Verlauf und Prognose einer ISG-Blockade

Wie lange die Heilung eines ISG-Syndroms dauert, lässt sich pauschal nicht beantworten. Je nach Ursache können sich Beschwerden des Kreuz-Darmbein-Gelenks rasch wieder bessern, sie können aber auch hartnäckig und langwierig sein. Umso früher die Behandlung beginnt, desto eher kann jedoch ein möglicher Teufelskreis aus Schmerz, Schonhaltung, Überlastung und erneutem Schmerz durchbrochen werden. Besteht das ISG-Syndrom hingegen schon länger, ist es meist schwerer zu behandeln.

ISG-Blockade: Wie lange bin ich krank?

Die Dauer einer Krankschreibung richtet sich nach dem Ausmaß der Beschwerden. Normalerweise sind Patient*innen mit akuter ISG-Blockade nach etwa einer Woche wieder arbeitsfähig. Sind die Schmerzen chronisch geworden, ist unter Umständen eine längere Krankschreibung nötig.

Wie lässt sich einer ISG-Blockade vorbeugen?

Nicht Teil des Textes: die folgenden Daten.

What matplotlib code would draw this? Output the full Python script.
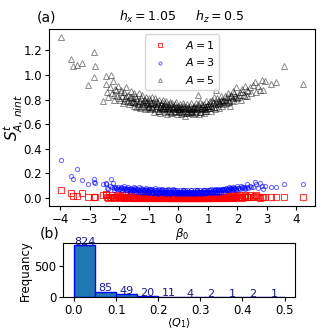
import matplotlib
matplotlib.use('Agg')
import matplotlib.pyplot as plt
import numpy as np

plt.rc('font', size=8.5)
plt.rc('xtick.major', size=3, pad=2)
plt.rc('ytick.major', size=3, pad=2)

# beta_0 samples (shared by every subsystem size A)
beta0 = [-2.46,-2.41,-2.37,-2.31,-2.26,-2.22,-2.17,-2.12,-2.08,-2.03,
         -1.98,-1.95,-1.91,-1.87,-1.84,-1.80,-1.77,-1.73,-1.70,-1.66,-1.63,-1.60,-1.57,-1.55,-1.52,-1.51,
         -1.49,-1.46,-1.44,-1.41,-1.38,-1.35,-1.33,-1.30,-1.27,-1.25,-1.22,-1.19,-1.17,-1.14,-1.11,-1.09,-1.07,-1.05,-1.03,-1.01,
         -0.99,-0.97,-0.95,-0.92,-0.90,-0.88,-0.86,-0.84,-0.81,-0.79,-0.77,-0.75,-0.73,-0.70,-0.68,-0.66,-0.64,-0.62,-0.59,-0.57,-0.55,-0.53,-0.52,-0.50,
         -0.49,-0.47,-0.45,-0.43,-0.41,-0.39,-0.37,-0.35,-0.33,-0.31,-0.29,-0.27,-0.25,-0.23,-0.21,-0.19,-0.17,-0.15,-0.13,-0.11,-0.09,-0.07,-0.05,-0.04,-0.02,-0.01,
         0.01,0.03,0.04,0.06,0.08,0.10,0.12,0.14,0.16,0.18,0.20,0.22,0.24,0.26,0.28,0.30,0.32,0.34,0.36,0.38,0.40,0.42,0.44,0.46,0.48,0.49,
         0.51,0.53,0.55,0.57,0.59,0.61,0.63,0.66,0.68,0.70,0.72,0.74,0.76,0.78,0.80,0.82,0.85,0.87,0.89,0.91,0.93,0.95,0.97,0.99,
         1.01,1.04,1.06,1.09,1.11,1.14,1.16,1.19,1.21,1.24,1.27,1.29,1.32,1.34,1.37,1.39,1.42,1.44,1.47,1.49,
         1.52,1.55,1.58,1.61,1.64,1.67,1.70,1.73,1.76,1.79,1.82,1.85,1.88,1.91,1.94,1.97,
         2.03,2.08,2.12,2.17,2.21,2.26,2.31,2.36,2.42,2.47,
         2.54,2.62,2.70,2.76,2.82,
         -3.97,-3.65,-3.57,-3.42,-3.27,-3.06,-2.86,-2.81,-2.86,-2.47,-2.27,-2.56,
         3.57,4.22,3.32,3.15,2.93,2.59,2.85,
         -2.19,-2.14,-2.01,-1.93,-1.86,-1.78,-1.72,-1.65,-1.59,-1.53,
         -1.47,-1.42,-1.36,-1.31,-1.26,-1.21,-1.16,-1.12,-1.06,-1.02,
         -0.98,-0.93,-0.89,-0.85,-0.80,-0.76,-0.72,-0.67,-0.63,-0.58,-0.54,-0.51,
         -0.48,-0.44,-0.40,-0.36,-0.32,-0.28,-0.24,-0.20,-0.16,-0.12,-0.08,-0.03,
         0.02,0.05,0.09,0.13,0.17,0.21,0.25,0.29,0.33,0.37,0.41,0.45,
         0.52,0.56,0.60,0.64,0.69,0.73,0.77,0.81,0.86,0.90,0.94,0.98,
         1.03,1.08,1.13,1.18,1.23,1.28,1.33,1.38,1.43,1.48,
         1.53,1.60,1.66,1.72,1.78,1.84,1.90,1.96,
         2.06,2.15,2.24,2.33]

S_A1 = [0.02,0.01,0.00,0.01,0.02,0.01,0.00,0.01,0.02,0.01,
        0.01,0.00,0.02,0.01,0.00,0.01,0.02,0.01,0.00,0.01,0.01,0.02,0.00,0.01,0.01,0.00,
        0.01,0.00,0.01,0.02,0.00,0.01,0.01,0.00,0.02,0.01,0.00,0.01,0.01,0.00,0.01,0.02,0.00,0.01,0.00,0.01,
        0.00,0.01,0.01,0.00,0.01,0.00,0.01,0.01,0.00,0.01,0.00,0.01,0.00,0.01,0.01,0.00,0.01,0.00,0.01,0.00,0.01,0.01,0.00,0.01,
        0.01,0.00,0.01,0.00,0.01,0.00,0.00,0.01,0.00,0.01,0.00,0.01,0.00,0.00,0.01,0.00,0.01,0.00,0.00,0.01,0.00,0.01,0.00,0.00,0.01,0.00,
        0.00,0.01,0.00,0.01,0.00,0.00,0.01,0.00,0.00,0.01,0.00,0.01,0.00,0.00,0.01,0.00,0.01,0.00,0.00,0.01,0.00,0.00,0.01,0.00,0.01,0.00,
        0.01,0.00,0.00,0.01,0.00,0.01,0.00,0.00,0.01,0.00,0.01,0.00,0.00,0.01,0.00,0.01,0.00,0.00,0.01,0.00,0.01,0.00,0.00,0.01,
        0.00,0.01,0.00,0.01,0.00,0.01,0.01,0.00,0.01,0.00,0.01,0.00,0.01,0.01,0.00,0.01,0.00,0.01,0.01,0.00,
        0.01,0.00,0.01,0.01,0.00,0.02,0.01,0.00,0.01,0.01,0.02,0.00,0.01,0.01,0.00,0.02,
        0.01,0.02,0.01,0.00,0.01,0.02,0.01,0.01,0.02,0.01,
        0.01,0.02,0.01,0.00,0.01,
        0.065,0.035,0.015,0.015,0.035,0.005,0.01,0.005,0.01,0.03,0.01,0.02,
        0.005,0.005,0.005,0.01,0.01,0.015,0.005,
        0.01,0.005,0.015,0.005,0.01,0.005,0.01,0.005,0.015,0.005,
        0.005,0.01,0.005,0.005,0.01,0.005,0.005,0.01,0.005,0.005,
        0.005,0.005,0.01,0.005,0.005,0.005,0.01,0.005,0.005,0.005,0.01,0.005,
        0.005,0.005,0.005,0.01,0.005,0.005,0.005,0.005,0.01,0.005,0.005,0.005,
        0.005,0.005,0.01,0.005,0.005,0.005,0.005,0.01,0.005,0.005,0.005,0.005,
        0.005,0.01,0.005,0.005,0.005,0.01,0.005,0.005,0.005,0.01,0.005,0.005,
        0.005,0.01,0.005,0.005,0.01,0.005,0.005,0.01,0.005,0.01,
        0.005,0.01,0.005,0.015,0.005,0.01,0.005,0.015,
        0.01,0.005,0.015,0.01]

S_A3 = [0.11,0.08,0.07,0.10,0.09,0.12,0.06,0.08,0.07,0.09,
        0.07,0.09,0.06,0.08,0.10,0.07,0.08,0.06,0.09,0.07,0.05,0.08,0.06,0.07,0.09,0.06,
        0.06,0.08,0.05,0.07,0.06,0.09,0.05,0.06,0.08,0.04,0.07,0.06,0.05,0.07,0.06,0.08,0.05,0.06,0.04,0.07,
        0.05,0.07,0.04,0.06,0.05,0.07,0.04,0.06,0.05,0.08,0.04,0.06,0.05,0.03,0.06,0.07,0.05,0.04,0.06,0.05,0.07,0.04,0.06,0.05,
        0.04,0.06,0.05,0.03,0.06,0.05,0.04,0.07,0.05,0.04,0.06,0.03,0.05,0.06,0.04,0.05,0.07,0.04,0.05,0.06,0.03,0.05,0.04,0.06,0.05,0.04,
        0.05,0.04,0.06,0.05,0.03,0.05,0.04,0.06,0.05,0.04,0.05,0.03,0.06,0.04,0.05,0.06,0.04,0.05,0.03,0.05,0.04,0.06,0.05,0.04,0.05,0.03,
        0.04,0.05,0.06,0.04,0.05,0.03,0.06,0.05,0.04,0.05,0.06,0.04,0.05,0.03,0.05,0.06,0.04,0.05,0.04,0.06,0.05,0.04,0.06,0.05,
        0.05,0.06,0.04,0.05,0.07,0.05,0.04,0.06,0.05,0.07,0.04,0.06,0.05,0.07,0.06,0.04,0.06,0.05,0.07,0.06,
        0.06,0.07,0.05,0.08,0.06,0.07,0.09,0.06,0.08,0.07,0.06,0.09,0.07,0.08,0.06,0.10,
        0.08,0.07,0.10,0.08,0.09,0.07,0.11,0.08,0.10,0.09,
        0.09,0.11,0.08,0.12,0.10,
        0.31,0.18,0.15,0.235,0.145,0.115,0.15,0.12,0.13,0.12,0.155,0.11,
        0.11,0.11,0.09,0.085,0.10,0.13,0.07,
        0.08,0.09,0.07,0.08,0.07,0.06,0.07,0.06,0.07,0.06,
        0.06,0.07,0.05,0.06,0.05,0.06,0.05,0.06,0.05,0.06,
        0.05,0.06,0.05,0.04,0.05,0.06,0.05,0.04,0.05,0.06,0.05,0.04,
        0.05,0.04,0.05,0.06,0.04,0.05,0.04,0.05,0.06,0.04,0.05,0.04,
        0.05,0.04,0.05,0.04,0.06,0.05,0.04,0.05,0.04,0.05,0.06,0.04,
        0.05,0.04,0.05,0.06,0.04,0.05,0.05,0.04,0.06,0.05,0.04,0.05,
        0.05,0.06,0.05,0.06,0.05,0.06,0.06,0.05,0.06,0.07,
        0.06,0.07,0.06,0.07,0.08,0.07,0.08,0.07,
        0.08,0.09,0.08,0.09]

S_A5 = [0.93,0.86,0.82,0.90,0.85,0.95,0.80,0.88,0.83,0.91,
        0.80,0.88,0.83,0.77,0.86,0.81,0.90,0.79,0.84,0.76,0.82,0.87,0.78,0.81,0.85,0.75,
        0.78,0.83,0.74,0.80,0.76,0.85,0.79,0.73,0.81,0.77,0.84,0.75,0.80,0.72,0.78,0.82,0.76,0.79,0.74,0.81,
        0.75,0.80,0.72,0.77,0.82,0.74,0.78,0.70,0.76,0.81,0.73,0.79,0.75,0.71,0.77,0.80,0.74,0.69,0.76,0.78,0.72,0.75,0.80,0.73,
        0.72,0.77,0.70,0.75,0.79,0.73,0.68,0.76,0.74,0.71,0.78,0.73,0.69,0.75,0.77,0.72,0.74,0.70,0.76,0.73,0.71,0.78,0.68,0.74,0.72,0.75,
        0.73,0.70,0.76,0.72,0.68,0.74,0.71,0.77,0.69,0.73,0.75,0.67,0.72,0.74,0.70,0.76,0.71,0.73,0.69,0.75,0.72,0.70,0.77,0.71,0.74,0.68,
        0.72,0.75,0.69,0.73,0.77,0.70,0.74,0.84,0.76,0.68,0.73,0.78,0.72,0.70,0.75,0.73,0.69,0.76,0.74,0.71,0.79,0.72,0.75,0.73,
        0.76,0.73,0.79,0.75,0.71,0.80,0.77,0.74,0.82,0.72,0.78,0.88,0.81,0.76,0.73,0.79,0.77,0.83,0.75,0.80,
        0.79,0.76,0.83,0.80,0.77,0.85,0.78,0.82,0.75,0.84,0.80,0.87,0.79,0.83,0.90,0.81,
        0.82,0.86,0.80,0.89,0.84,0.91,0.83,0.87,0.90,0.85,
        0.92,0.86,0.91,0.88,0.96,
        1.31,1.13,1.07,1.08,1.10,0.915,1.185,1.07,0.98,0.99,1.0,0.79,
        1.07,0.93,0.94,0.93,0.95,0.94,0.88,
        0.84,0.89,0.81,0.86,0.79,0.83,0.80,0.78,0.82,0.79,
        0.77,0.81,0.75,0.79,0.74,0.78,0.76,0.80,0.73,0.77,
        0.74,0.77,0.73,0.76,0.72,0.75,0.78,0.71,0.74,0.76,0.73,0.75,
        0.73,0.75,0.71,0.74,0.72,0.76,0.70,0.73,0.75,0.71,0.74,0.72,
        0.72,0.74,0.70,0.73,0.75,0.71,0.73,0.69,0.74,0.72,0.70,0.73,
        0.73,0.71,0.74,0.72,0.75,0.70,0.73,0.76,0.72,0.74,0.71,0.75,
        0.75,0.77,0.73,0.78,0.76,0.74,0.79,0.77,0.80,0.78,
        0.80,0.78,0.82,0.79,0.83,0.81,0.85,0.82,
        0.84,0.86,0.83,0.88]

# histogram of <Q_1>
q1_edges = [0.0,0.05,0.10,0.15,0.20,0.25,0.30,0.35,0.40,0.45,0.50]
q1_counts = [824,85,49,20,11,4,2,1,2,1]

fig = plt.figure(figsize=(3.32,3.32), dpi=100)
ax1 = fig.add_axes([0.148,0.38,0.801,0.533])
ax2 = fig.add_axes([0.191,0.104,0.698,0.165])

ax1.plot(beta0, S_A1, 's', ls='none', mfc='none', mec='red', ms=4, mew=0.8, alpha=0.75, label='$A=1$')
ax1.plot(beta0, S_A3, 'o', ls='none', mfc='none', mec='blue', ms=3, mew=0.8, alpha=0.55, label='$A=3$')
ax1.plot(beta0, S_A5, '^', ls='none', mfc='none', mec='black', ms=4, mew=0.7, alpha=0.45, label='$A=5$')
ax1.set_xlabel(r'$\beta_0$', labelpad=0)
ax1.set_ylabel(r'$S^{t}_{A,\,nint}$', fontsize=11, labelpad=-1)
ax1.set_title(r'$h_x = 1.05$     $h_z = 0.5$', fontsize=9)
ax1.set_xticks([-4,-3,-2,-1,0,1,2,3,4])
ax1.set_yticks([0.0,0.2,0.4,0.6,0.8,1.0,1.2])
ax1.legend(loc='upper center', fontsize=8, markerscale=0.7, handletextpad=1.2, borderpad=0.4)

centers = (np.array(q1_edges[:-1]) + np.array(q1_edges[1:])) / 2
n, b, bars = ax2.hist(centers, bins=q1_edges, weights=q1_counts, color='#1f77b4', edgecolor='blue', linewidth=1)
ax2.bar_label(bars, labels=[str(c) for c in q1_counts], color='#1a1a8c', fontsize=8, padding=-1)
ax2.set_xlabel(r'$\langle Q_1 \rangle$', fontsize=8, labelpad=-1)
ax2.set_ylabel('Frequancy', labelpad=2)
ax2.set_yticks([0,500])

fig.text(0.11,0.946,'(a)', fontsize=10, va='center')
fig.text(0.12,0.298,'(b)', fontsize=10, va='center')

plt.savefig('out.png', dpi=100)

Der beste Schutz vor einer ISG-Blockade ist regelmäßige Bewegung. Vor allem rückenfreundliche Sportarten wie Rücken-Yoga, Pilates, Schwimmen oder Rückengymnastik eignen sich zur Vorbeugung. Ebenso ist eine kräftige Rücken-, Bauch- und Gesäßmuskulatur wichtig, damit das Iliosakralgelenk und die umliegenden Strukturen gut geschützt werden können. 

Um Beschwerden im unteren Rücken vorzubeugen, können Sie zudem folgende Tipps beachten:

  • Häufig wird eine ISG-Blockade durch falsches Heben ausgelöst, weshalb hier besondere Vorsicht geboten sein sollte. Beim Heben schwerer Gegenstände wie einer Getränkekiste sollte der Rücken möglichst gerade sein. Am besten geht man zunächst in die Hocke. Die Kraft für das Anheben sollte aus den Beinen kommen.

  • Langes Sitzen schadet dem Rücken. Wer nur im Sitzen arbeitet, sollte daher zwischendrin aufstehen. Dafür eignet sich ein höhenverstellbarer Schreibtisch. Zudem sollte jede Gelegenheit für etwas Bewegung genutzt werden. Beispielsweise eignet sich die Mittagspause für einen kurzen Spaziergang.

  • Starkes Übergewicht belastet Wirbelsäule und Gelenke. Um ein ISG-Syndrom und andere Rückenprobleme vorzubeugen, empfiehlt sich daher, auf ein gesundes Körpergewicht zu achten.